Short exercise:
Filter the entries that follow, copying every line in which the word "Output" appears.

Raw data:
######
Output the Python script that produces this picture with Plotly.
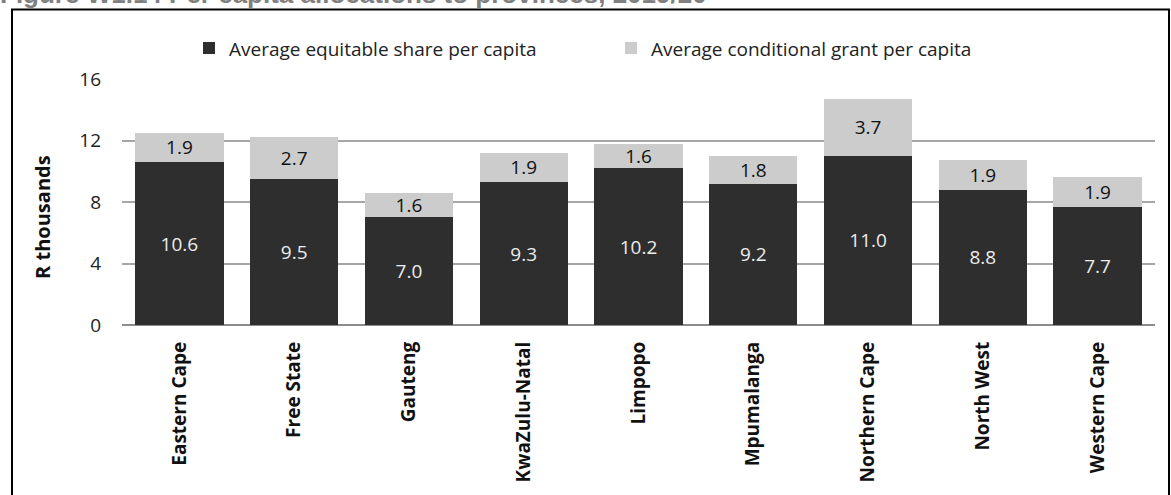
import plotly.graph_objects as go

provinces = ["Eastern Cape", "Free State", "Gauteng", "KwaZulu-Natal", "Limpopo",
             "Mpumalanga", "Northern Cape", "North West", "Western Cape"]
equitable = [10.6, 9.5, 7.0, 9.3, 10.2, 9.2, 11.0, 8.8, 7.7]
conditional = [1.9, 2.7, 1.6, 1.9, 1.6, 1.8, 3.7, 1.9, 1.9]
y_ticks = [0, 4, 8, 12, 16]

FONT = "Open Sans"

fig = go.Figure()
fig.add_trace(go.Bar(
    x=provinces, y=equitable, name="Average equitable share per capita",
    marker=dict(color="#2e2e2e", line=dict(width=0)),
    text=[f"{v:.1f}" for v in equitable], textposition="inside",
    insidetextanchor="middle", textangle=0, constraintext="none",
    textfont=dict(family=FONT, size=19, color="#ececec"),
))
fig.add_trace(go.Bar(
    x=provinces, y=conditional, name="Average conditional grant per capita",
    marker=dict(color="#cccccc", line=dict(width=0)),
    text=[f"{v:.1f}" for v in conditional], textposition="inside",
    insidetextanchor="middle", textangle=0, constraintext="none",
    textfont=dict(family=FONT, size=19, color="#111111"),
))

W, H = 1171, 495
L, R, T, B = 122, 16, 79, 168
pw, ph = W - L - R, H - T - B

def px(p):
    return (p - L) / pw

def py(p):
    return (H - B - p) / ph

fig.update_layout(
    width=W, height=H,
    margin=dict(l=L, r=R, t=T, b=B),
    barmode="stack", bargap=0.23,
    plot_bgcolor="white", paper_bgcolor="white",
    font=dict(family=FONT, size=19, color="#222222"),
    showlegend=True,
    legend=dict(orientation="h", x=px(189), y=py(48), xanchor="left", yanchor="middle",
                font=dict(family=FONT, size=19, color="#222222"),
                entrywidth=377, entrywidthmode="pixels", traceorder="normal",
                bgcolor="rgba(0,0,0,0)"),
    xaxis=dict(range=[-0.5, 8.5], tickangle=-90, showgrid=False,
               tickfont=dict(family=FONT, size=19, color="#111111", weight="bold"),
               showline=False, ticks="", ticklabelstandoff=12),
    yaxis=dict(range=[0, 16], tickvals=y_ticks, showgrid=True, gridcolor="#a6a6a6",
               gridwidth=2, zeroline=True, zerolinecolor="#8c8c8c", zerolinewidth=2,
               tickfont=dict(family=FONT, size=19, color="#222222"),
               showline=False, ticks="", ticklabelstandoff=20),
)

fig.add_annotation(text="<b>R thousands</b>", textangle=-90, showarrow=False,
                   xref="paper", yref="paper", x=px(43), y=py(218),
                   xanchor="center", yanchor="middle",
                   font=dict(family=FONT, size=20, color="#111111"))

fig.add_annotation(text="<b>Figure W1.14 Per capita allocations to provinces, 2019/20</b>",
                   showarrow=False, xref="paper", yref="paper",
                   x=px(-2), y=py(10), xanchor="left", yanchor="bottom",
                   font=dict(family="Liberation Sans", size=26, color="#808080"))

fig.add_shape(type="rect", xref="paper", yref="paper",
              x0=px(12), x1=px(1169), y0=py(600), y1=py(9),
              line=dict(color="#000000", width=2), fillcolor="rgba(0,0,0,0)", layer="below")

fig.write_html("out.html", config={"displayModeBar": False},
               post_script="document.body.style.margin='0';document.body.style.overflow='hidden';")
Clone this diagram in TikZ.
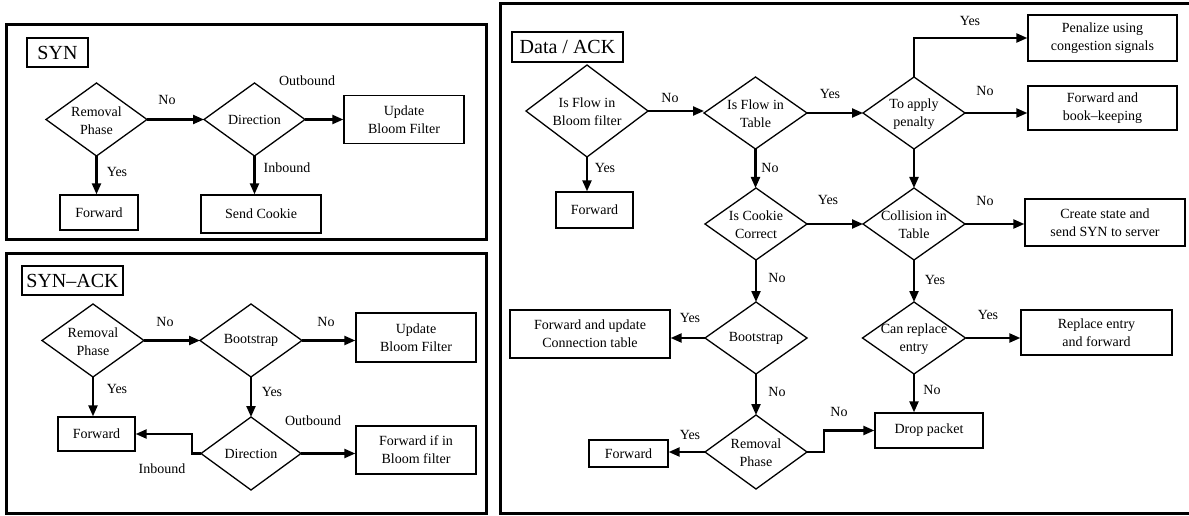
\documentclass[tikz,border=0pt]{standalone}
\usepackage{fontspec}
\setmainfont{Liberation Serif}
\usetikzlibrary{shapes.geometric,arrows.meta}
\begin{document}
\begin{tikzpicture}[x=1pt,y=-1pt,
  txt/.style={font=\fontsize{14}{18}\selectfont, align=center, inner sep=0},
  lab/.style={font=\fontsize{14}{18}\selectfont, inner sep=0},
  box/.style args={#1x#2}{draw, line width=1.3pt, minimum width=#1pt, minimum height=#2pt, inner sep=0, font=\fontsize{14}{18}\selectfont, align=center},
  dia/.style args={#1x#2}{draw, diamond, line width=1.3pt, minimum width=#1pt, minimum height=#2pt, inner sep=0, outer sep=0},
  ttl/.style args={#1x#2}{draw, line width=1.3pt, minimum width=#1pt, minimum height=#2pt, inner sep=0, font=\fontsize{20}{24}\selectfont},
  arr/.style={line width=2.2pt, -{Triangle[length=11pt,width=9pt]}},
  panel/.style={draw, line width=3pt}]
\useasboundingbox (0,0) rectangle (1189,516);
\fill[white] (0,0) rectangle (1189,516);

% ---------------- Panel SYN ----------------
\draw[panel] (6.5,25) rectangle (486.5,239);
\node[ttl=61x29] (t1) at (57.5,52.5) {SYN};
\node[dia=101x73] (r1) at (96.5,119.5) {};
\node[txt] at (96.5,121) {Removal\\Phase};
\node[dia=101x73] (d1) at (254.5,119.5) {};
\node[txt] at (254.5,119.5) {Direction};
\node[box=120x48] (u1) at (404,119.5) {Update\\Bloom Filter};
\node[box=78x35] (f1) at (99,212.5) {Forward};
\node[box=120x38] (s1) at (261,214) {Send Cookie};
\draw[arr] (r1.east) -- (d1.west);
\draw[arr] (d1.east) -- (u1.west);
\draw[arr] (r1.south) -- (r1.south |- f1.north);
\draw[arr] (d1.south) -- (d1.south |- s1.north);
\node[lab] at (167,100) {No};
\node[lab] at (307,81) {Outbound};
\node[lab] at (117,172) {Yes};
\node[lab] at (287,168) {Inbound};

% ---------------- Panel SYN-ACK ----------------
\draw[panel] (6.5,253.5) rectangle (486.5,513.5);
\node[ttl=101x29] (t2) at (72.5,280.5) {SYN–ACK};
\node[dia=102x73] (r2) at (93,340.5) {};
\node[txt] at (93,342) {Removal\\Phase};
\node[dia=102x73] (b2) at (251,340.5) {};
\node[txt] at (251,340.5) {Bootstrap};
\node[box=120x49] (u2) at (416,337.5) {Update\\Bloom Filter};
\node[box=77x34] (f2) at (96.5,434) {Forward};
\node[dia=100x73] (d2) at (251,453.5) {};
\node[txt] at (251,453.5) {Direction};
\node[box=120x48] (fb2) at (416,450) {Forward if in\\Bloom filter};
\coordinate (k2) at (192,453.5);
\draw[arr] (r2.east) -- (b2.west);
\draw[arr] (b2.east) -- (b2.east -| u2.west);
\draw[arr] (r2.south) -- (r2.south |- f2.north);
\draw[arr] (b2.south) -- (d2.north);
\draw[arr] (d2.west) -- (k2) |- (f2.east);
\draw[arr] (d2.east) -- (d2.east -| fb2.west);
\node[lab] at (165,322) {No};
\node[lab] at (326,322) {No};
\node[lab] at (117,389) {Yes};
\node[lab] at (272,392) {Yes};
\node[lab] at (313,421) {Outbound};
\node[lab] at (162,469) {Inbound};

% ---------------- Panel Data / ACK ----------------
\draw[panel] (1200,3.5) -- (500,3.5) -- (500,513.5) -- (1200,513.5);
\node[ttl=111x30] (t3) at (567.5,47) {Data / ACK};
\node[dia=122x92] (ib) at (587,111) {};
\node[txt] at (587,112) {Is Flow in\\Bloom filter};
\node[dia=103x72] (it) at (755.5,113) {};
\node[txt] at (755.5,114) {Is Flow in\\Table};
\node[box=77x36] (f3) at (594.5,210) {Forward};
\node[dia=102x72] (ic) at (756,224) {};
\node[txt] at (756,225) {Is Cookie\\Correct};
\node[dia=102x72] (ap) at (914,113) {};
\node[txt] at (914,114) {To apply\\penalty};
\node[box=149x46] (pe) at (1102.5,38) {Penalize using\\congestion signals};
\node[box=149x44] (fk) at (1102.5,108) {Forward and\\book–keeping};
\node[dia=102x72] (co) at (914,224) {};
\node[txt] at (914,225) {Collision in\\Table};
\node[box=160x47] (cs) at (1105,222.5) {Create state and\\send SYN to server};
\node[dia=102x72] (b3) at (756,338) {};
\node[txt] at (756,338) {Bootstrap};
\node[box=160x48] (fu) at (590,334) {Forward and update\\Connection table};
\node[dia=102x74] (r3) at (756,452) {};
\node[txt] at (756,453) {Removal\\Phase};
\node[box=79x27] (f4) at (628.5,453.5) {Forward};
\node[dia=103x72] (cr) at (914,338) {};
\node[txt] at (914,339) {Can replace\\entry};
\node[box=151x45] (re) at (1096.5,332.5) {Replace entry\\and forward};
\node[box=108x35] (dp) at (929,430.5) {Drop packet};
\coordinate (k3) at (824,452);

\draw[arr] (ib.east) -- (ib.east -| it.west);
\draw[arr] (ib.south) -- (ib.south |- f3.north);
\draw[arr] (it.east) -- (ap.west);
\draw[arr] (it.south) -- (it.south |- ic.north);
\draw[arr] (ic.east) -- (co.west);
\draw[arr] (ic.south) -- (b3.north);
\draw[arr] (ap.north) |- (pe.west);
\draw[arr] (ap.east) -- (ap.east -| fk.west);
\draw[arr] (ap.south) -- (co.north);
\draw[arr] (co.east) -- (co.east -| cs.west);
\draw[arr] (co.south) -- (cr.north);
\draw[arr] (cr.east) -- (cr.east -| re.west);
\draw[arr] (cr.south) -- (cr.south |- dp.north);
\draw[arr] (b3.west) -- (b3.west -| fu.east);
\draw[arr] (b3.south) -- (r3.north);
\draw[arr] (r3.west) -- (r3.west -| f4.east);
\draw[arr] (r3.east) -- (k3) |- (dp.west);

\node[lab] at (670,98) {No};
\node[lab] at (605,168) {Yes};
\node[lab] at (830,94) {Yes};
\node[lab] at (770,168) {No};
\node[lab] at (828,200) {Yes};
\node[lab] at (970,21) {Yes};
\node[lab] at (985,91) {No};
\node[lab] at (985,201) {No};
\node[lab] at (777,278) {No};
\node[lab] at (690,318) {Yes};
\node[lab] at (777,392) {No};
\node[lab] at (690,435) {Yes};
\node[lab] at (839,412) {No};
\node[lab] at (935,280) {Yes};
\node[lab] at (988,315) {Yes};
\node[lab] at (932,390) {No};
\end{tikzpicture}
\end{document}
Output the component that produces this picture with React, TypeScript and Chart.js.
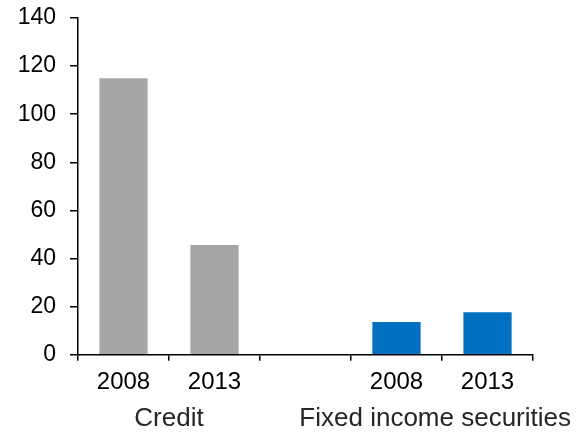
######
Correct result:
Output the Python script that produces this picture with Plotly.
Output the component that produces this picture with React, TypeScript and Chart.js.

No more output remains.